Then we get to Battleship, and the metaphor turns out to be sharper than it first appeared. Because the problem isn’t that people miss. Everyone misses. The problem is what each side is allowed to conclude from a miss.
Watch what happens, Long says, when a sales rep brings real intelligence back from the field — the customer needs it to do these things — and the product team builds toward it and lands close but wrong. “We splashed the ship, but we didn’t hit the ship.” A reasonable outcome. A near miss in a game that is mostly near misses. But the conclusion the product team draws is not reasonable. “The product team inherently says, ‘Oh, the sales rep doesn’t know what he’s talking about. He doesn’t know how to gather requirements. I don’t trust him. I’m not gonna listen to him anymore.
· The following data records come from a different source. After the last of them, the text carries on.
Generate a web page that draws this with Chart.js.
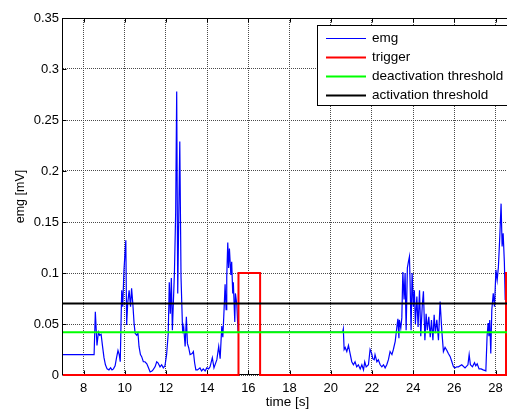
<!DOCTYPE html>
<html>
<head>
<meta charset="utf-8">
<title>emg</title>
<script src="https://cdn.jsdelivr.net/npm/chart.js@4.4.0/dist/chart.umd.min.js"></script>
<style>
html, body { margin: 0; padding: 0; background: #fff; overflow: hidden; }
#wrap { width: 507px; height: 409px; overflow: hidden; }
</style>
</head>
<body>
<div id="wrap"><canvas id="emgChart" width="515" height="409"></canvas></div>
<script>
// time axis [s]
var xMin = 7;
var xMax = 28.8;
var xTicks = [8, 10, 12, 14, 16, 18, 20, 22, 24, 26, 28];
var yTicks = [0, 0.05, 0.1, 0.15, 0.2, 0.25, 0.3, 0.35];

var emgTime = [
    7, 8.51, 8.57, 8.65, 8.72, 8.78, 8.85, 8.92, 8.99, 9.06,
    9.14, 9.23, 9.31, 9.38, 9.45, 9.53, 9.6, 9.67, 9.73, 9.78,
    9.85, 9.9, 9.96, 10.05, 10.09, 10.14, 10.21, 10.28, 10.33, 10.39,
    10.45, 10.5, 10.58, 10.64, 10.69, 10.76, 10.82, 10.9, 10.98, 11.07,
    11.13, 11.23, 11.32, 11.37, 11.47, 11.55, 11.61, 11.71, 11.79, 11.87,
    11.95, 12.03, 12.11, 12.16, 12.21, 12.26, 12.31, 12.41, 12.47, 12.52,
    12.57, 12.67, 12.73, 12.81, 12.86, 12.93, 12.99, 13.04, 13.1, 13.17,
    13.27, 13.33, 13.39, 13.45, 13.53, 13.65, 13.73, 13.81, 13.9, 13.98,
    14.07, 14.14, 14.25, 14.33, 14.47, 14.56, 14.63, 14.71, 14.76, 14.82,
    14.87, 14.92, 14.95, 15, 15.04, 15.08, 15.15, 15.19, 15.24, 15.27,
    15.34, 15.37, 15.44, 15.5, 20.58, 20.61, 20.65, 20.7, 20.78, 20.86,
    20.94, 21.02, 21.1, 21.18, 21.26, 21.34, 21.43, 21.51, 21.59, 21.65,
    21.72, 21.83, 21.91, 21.99, 22.04, 22.11, 22.15, 22.24, 22.31, 22.4,
    22.48, 22.56, 22.64, 22.72, 22.8, 22.88, 22.97, 23.04, 23.13, 23.21,
    23.26, 23.31, 23.33, 23.4, 23.45, 23.5, 23.56, 23.61, 23.66, 23.72,
    23.77, 23.82, 23.85, 23.9, 23.95, 24.01, 24.06, 24.11, 24.18, 24.24,
    24.31, 24.37, 24.44, 24.5, 24.57, 24.63, 24.69, 24.76, 24.83, 24.89,
    24.96, 25.02, 25.08, 25.15, 25.23, 25.31, 25.39, 25.47, 25.55, 25.64,
    25.71, 25.8, 25.88, 25.96, 26.04, 26.12, 26.2, 26.36, 26.52, 26.66,
    26.72, 26.78, 26.88, 26.98, 27.04, 27.11, 27.2, 27.3, 27.4, 27.53,
    27.59, 27.64, 27.68, 27.72, 27.77, 27.82, 27.89, 27.95, 28.02, 28.08,
    28.14, 28.21, 28.27, 28.32, 28.37, 28.43, 28.47, 28.5, 28.54, 28.6
];
// emg [mV]
var emgValue = [
    0.02, 0.02, 0.062, 0.029, 0.042, 0.039, 0.04, 0.028, 0.017, 0.01,
    0.006, 0.005, 0.007, 0.005, 0.006, 0.009, 0.017, 0.024, 0.02, 0.013,
    0.083, 0.067, 0.103, 0.132, 0.049, 0.07, 0.083, 0.067, 0.085, 0.07,
    0.051, 0.041, 0.039, 0.041, 0.028, 0.02, 0.018, 0.013, 0.013, 0.011,
    0.008, 0.003, 0.004, 0.005, 0.008, 0.013, 0.012, 0.008, 0.01, 0.007,
    0.009, 0.02, 0.041, 0.091, 0.06, 0.095, 0.044, 0.1, 0.159, 0.278,
    0.08, 0.229, 0.096, 0.041, 0.047, 0.028, 0.057, 0.031, 0.027, 0.02,
    0.021, 0.023, 0.012, 0.005, 0.005, 0.007, 0.004, 0.006, 0.004, 0.007,
    0.006, 0.008, 0.017, 0.007, 0.015, 0.028, 0.016, 0.048, 0.037, 0.064,
    0.089, 0.064, 0.096, 0.13, 0.105, 0.124, 0.098, 0.111, 0.08, 0.091,
    0.052, 0.08, 0.069, 0.042, 0.042, 0.045, 0.025, 0.027, 0.023, 0.029,
    0.021, 0.013, 0.01, 0.013, 0.008, 0.01, 0.006, 0.01, 0.005, 0.013,
    0.008, 0.01, 0.025, 0.021, 0.016, 0.015, 0.02, 0.013, 0.015, 0.01,
    0.008, 0.01, 0.007, 0.01, 0.015, 0.023, 0.02, 0.025, 0.033, 0.047,
    0.055, 0.036, 0.054, 0.046, 0.056, 0.101, 0.074, 0.1, 0.044, 0.105,
    0.111, 0.116, 0.093, 0.044, 0.1, 0.067, 0.083, 0.05, 0.077, 0.047,
    0.083, 0.038, 0.067, 0.082, 0.034, 0.06, 0.044, 0.057, 0.037, 0.054,
    0.034, 0.059, 0.041, 0.054, 0.034, 0.072, 0.044, 0.023, 0.027, 0.024,
    0.021, 0.018, 0.013, 0.008, 0.007, 0.008, 0.008, 0.01, 0.007, 0.01,
    0.02, 0.01, 0.008, 0.012, 0.009, 0.011, 0.006, 0.006, 0.005, 0.004,
    0.038, 0.051, 0.038, 0.054, 0.021, 0.064, 0.08, 0.067, 0.103, 0.093,
    0.106, 0.137, 0.168, 0.126, 0.139, 0.11, 0.074, 0.077, 0.052, 0.065
];

var triggerTime = [7, 15.52, 15.52, 16.57, 16.57, 28.51, 28.51, 28.8];
var triggerValue = [0, 0, 0.1, 0.1, 0, 0, 0.1, 0.1];

var deactivationThreshold = 0.042;
var activationThreshold = 0.07;

var FONT = "'Liberation Sans', Arial, Helvetica, sans-serif";

function toPoints(xs, ys) {
    var pts = [];
    for (var i = 0; i < xs.length; i++) {
        pts.push({x: xs[i], y: ys[i]});
    }
    return pts;
}

function flatLine(v) {
    return [{x: xMin, y: v}, {x: xMax, y: v}];
}

// matlab style box with inward ticks, drawn under the lines
var axesBox = {
    id: 'axesBox',
    beforeDatasetsDraw: function(chart) {
        var ctx = chart.ctx;
        var a = chart.chartArea;
        var xs = chart.scales.x, ys = chart.scales.y;
        ctx.save();
        ctx.strokeStyle = '#000';
        ctx.lineWidth = 1;
        var l = Math.round(a.left) - 0.5, t = Math.round(a.top) + 0.5;
        var r = Math.round(a.right) - 0.5, b = Math.round(a.bottom) - 0.5;
        ctx.strokeRect(l, t, r - l, b - t);
        ctx.beginPath();
        xTicks.forEach(function(v) {
            var px = Math.round(xs.getPixelForValue(v)) + 0.5;
            ctx.moveTo(px, b); ctx.lineTo(px, b - 4);
            ctx.moveTo(px, t); ctx.lineTo(px, t + 4);
        });
        yTicks.forEach(function(v) {
            var py = Math.round(ys.getPixelForValue(v)) + 0.5;
            ctx.moveTo(l, py); ctx.lineTo(l + 4, py);
            ctx.moveTo(r, py); ctx.lineTo(r - 4, py);
        });
        ctx.stroke();
        ctx.restore();
    },
    afterDraw: function(chart) {
        var ctx = chart.ctx;
        var a = chart.chartArea;
        ctx.save();
        var bx = a.right - 195, by = a.top + 7, bw = 190, bh = 80;
        ctx.fillStyle = '#fff';
        ctx.fillRect(bx, by, bw, bh);
        ctx.strokeStyle = '#000';
        ctx.lineWidth = 1;
        ctx.strokeRect(bx + 0.5, by + 0.5, bw, bh);
        ctx.font = '13.5px ' + FONT;
        ctx.textBaseline = 'middle';
        chart.data.datasets.forEach(function(ds, i) {
            var y = Math.round(by + 13 + i * 19) + 0.5;
            ctx.strokeStyle = ds.borderColor;
            ctx.lineWidth = ds.borderWidth;
            ctx.beginPath();
            ctx.moveTo(bx + 9, y);
            ctx.lineTo(bx + 49, y);
            ctx.stroke();
            ctx.fillStyle = '#000';
            ctx.fillText(ds.label, bx + 55, y);
        });
        ctx.restore();
    }
};

function drawChart() {
    var ctx = document.getElementById('emgChart').getContext('2d');
    new Chart(ctx, {
        type: 'line',
        data: {
            datasets: [{
                label: 'emg',
                data: toPoints(emgTime, emgValue),
                borderColor: '#0000ff',
                borderWidth: 1.2,
                order: 4
            }, {
                label: 'trigger',
                data: toPoints(triggerTime, triggerValue),
                borderColor: '#ff0000',
                borderWidth: 2,
                order: 3
            }, {
                label: 'deactivation threshold',
                data: flatLine(deactivationThreshold),
                borderColor: '#00ff00',
                borderWidth: 2,
                order: 2
            }, {
                label: 'activation threshold',
                data: flatLine(activationThreshold),
                borderColor: '#000000',
                borderWidth: 2,
                order: 1
            }]
        },
        options: {
            responsive: false,
            animation: false,
            devicePixelRatio: 1,
            clip: false,
            layout: {padding: {left: 0, top: 18, right: 3, bottom: 0}},
            elements: {
                point: {radius: 0, hoverRadius: 0},
                line: {tension: 0, fill: false}
            },
            plugins: {
                legend: {display: false},
                tooltip: {enabled: false}
            },
            scales: {
                x: {
                    type: 'linear',
                    min: xMin,
                    max: xMax,
                    afterBuildTicks: function(scale) {
                        scale.ticks = xTicks.map(function(v) { return {value: v}; });
                    },
                    afterFit: function(scale) { scale.height = 34; },
                    grid: {color: '#4a4a4a', lineWidth: 1, drawTicks: false},
                    border: {display: false, dash: [1, 1]},
                    ticks: {
                        color: '#000',
                        padding: 6,
                        maxRotation: 0,
                        font: {family: FONT, size: 13},
                        callback: function(v) { return String(v); }
                    },
                    title: {
                        display: true,
                        text: 'time [s]',
                        color: '#000',
                        font: {family: FONT, size: 13.5},
                        padding: {top: 0, bottom: -1}
                    }
                },
                y: {
                    min: 0,
                    max: 0.35,
                    afterBuildTicks: function(scale) {
                        scale.ticks = yTicks.map(function(v) { return {value: v}; });
                    },
                    afterFit: function(scale) { scale.width = 63; },
                    grid: {color: '#4a4a4a', lineWidth: 1, drawTicks: false},
                    border: {display: false, dash: [1, 1]},
                    ticks: {
                        color: '#000',
                        padding: 4,
                        font: {family: FONT, size: 13},
                        callback: function(v) { return String(+v.toFixed(2)); }
                    },
                    title: {
                        display: true,
                        text: 'emg [mV]',
                        color: '#000',
                        font: {family: FONT, size: 12.5},
                        padding: {top: 13, bottom: 0}
                    }
                }
            }
        },
        plugins: [axesBox]
    });
}

drawChart();
</script>
</body>
</html>
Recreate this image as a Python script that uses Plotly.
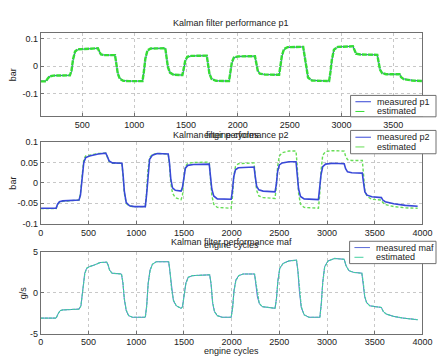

I’m doing this on my own.’”
One miss, and the channel closes.
Now run the same miss the other direction. The product team, working from its own instincts, builds something and it doesn’t land. Same result, same splash, same near miss. But the verdict flips entirely. “If the product team develops something and they miss the ship, then they’re like, ‘Well, it’s okay. We got closer.’” The miss becomes a milestone. Foundational. A step in the right direction. “Suddenly it’s okay.”
That asymmetry is the whole thing. The sales rep’s miss is evidence he can’t be trusted. The product team’s miss is evidence they’re learning. Same game, same odds, two completely different scorecards — and the scorecard is what determines whether anyone keeps listening to anyone. Long isn’t bitter about it; if anything, he’s generous to both sides. “We all miss,” he says, twice, like he wants to make sure it lands for each camp. And then the line that defuses the blame entirely: “I genuinely don’t think anyone ever sets out to be like, ‘I’m gonna build a product that really doesn’t do anything.’”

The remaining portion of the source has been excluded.